**Available data**
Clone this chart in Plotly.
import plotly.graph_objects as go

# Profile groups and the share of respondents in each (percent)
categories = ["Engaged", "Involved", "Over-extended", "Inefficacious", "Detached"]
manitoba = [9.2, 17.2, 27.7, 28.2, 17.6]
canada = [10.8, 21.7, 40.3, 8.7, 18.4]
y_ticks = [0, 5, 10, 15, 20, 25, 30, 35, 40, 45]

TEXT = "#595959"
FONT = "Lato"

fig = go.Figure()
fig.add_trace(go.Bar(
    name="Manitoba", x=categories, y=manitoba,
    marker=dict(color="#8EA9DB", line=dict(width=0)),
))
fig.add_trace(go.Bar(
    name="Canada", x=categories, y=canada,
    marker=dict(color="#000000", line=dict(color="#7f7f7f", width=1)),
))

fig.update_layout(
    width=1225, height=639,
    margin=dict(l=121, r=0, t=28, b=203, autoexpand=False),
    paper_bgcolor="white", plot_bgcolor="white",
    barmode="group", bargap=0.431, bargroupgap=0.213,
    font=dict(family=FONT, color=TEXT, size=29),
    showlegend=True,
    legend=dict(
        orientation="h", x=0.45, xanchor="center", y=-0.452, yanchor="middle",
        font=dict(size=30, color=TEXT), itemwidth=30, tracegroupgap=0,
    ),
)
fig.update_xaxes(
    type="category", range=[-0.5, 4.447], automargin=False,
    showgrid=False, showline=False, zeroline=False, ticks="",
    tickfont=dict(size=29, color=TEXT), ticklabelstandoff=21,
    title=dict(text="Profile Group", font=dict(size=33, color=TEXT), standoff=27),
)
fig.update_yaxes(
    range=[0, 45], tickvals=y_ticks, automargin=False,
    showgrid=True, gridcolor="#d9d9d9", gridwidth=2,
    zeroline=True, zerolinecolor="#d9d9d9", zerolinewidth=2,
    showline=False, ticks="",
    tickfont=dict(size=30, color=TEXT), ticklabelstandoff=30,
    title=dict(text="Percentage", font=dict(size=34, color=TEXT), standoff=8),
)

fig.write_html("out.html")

**Work required**
Retype the material in full. Each word must match.

**Completed task**
Clone this chart in Plotly.
import plotly.graph_objects as go

# Profile groups and the share of respondents in each (percent)
categories = ["Engaged", "Involved", "Over-extended", "Inefficacious", "Detached"]
manitoba = [9.2, 17.2, 27.7, 28.2, 17.6]
canada = [10.8, 21.7, 40.3, 8.7, 18.4]
y_ticks = [0, 5, 10, 15, 20, 25, 30, 35, 40, 45]

TEXT = "#595959"
FONT = "Lato"

fig = go.Figure()
fig.add_trace(go.Bar(
    name="Manitoba", x=categories, y=manitoba,
    marker=dict(color="#8EA9DB", line=dict(width=0)),
))
fig.add_trace(go.Bar(
    name="Canada", x=categories, y=canada,
    marker=dict(color="#000000", line=dict(color="#7f7f7f", width=1)),
))

fig.update_layout(
    width=1225, height=639,
    margin=dict(l=121, r=0, t=28, b=203, autoexpand=False),
    paper_bgcolor="white", plot_bgcolor="white",
    barmode="group", bargap=0.431, bargroupgap=0.213,
    font=dict(family=FONT, color=TEXT, size=29),
    showlegend=True,
    legend=dict(
        orientation="h", x=0.45, xanchor="center", y=-0.452, yanchor="middle",
        font=dict(size=30, color=TEXT), itemwidth=30, tracegroupgap=0,
    ),
)
fig.update_xaxes(
    type="category", range=[-0.5, 4.447], automargin=False,
    showgrid=False, showline=False, zeroline=False, ticks="",
    tickfont=dict(size=29, color=TEXT), ticklabelstandoff=21,
    title=dict(text="Profile Group", font=dict(size=33, color=TEXT), standoff=27),
)
fig.update_yaxes(
    range=[0, 45], tickvals=y_ticks, automargin=False,
    showgrid=True, gridcolor="#d9d9d9", gridwidth=2,
    zeroline=True, zerolinecolor="#d9d9d9", zerolinewidth=2,
    showline=False, ticks="",
    tickfont=dict(size=30, color=TEXT), ticklabelstandoff=30,
    title=dict(text="Percentage", font=dict(size=34, color=TEXT), standoff=8),
)

fig.write_html("out.html")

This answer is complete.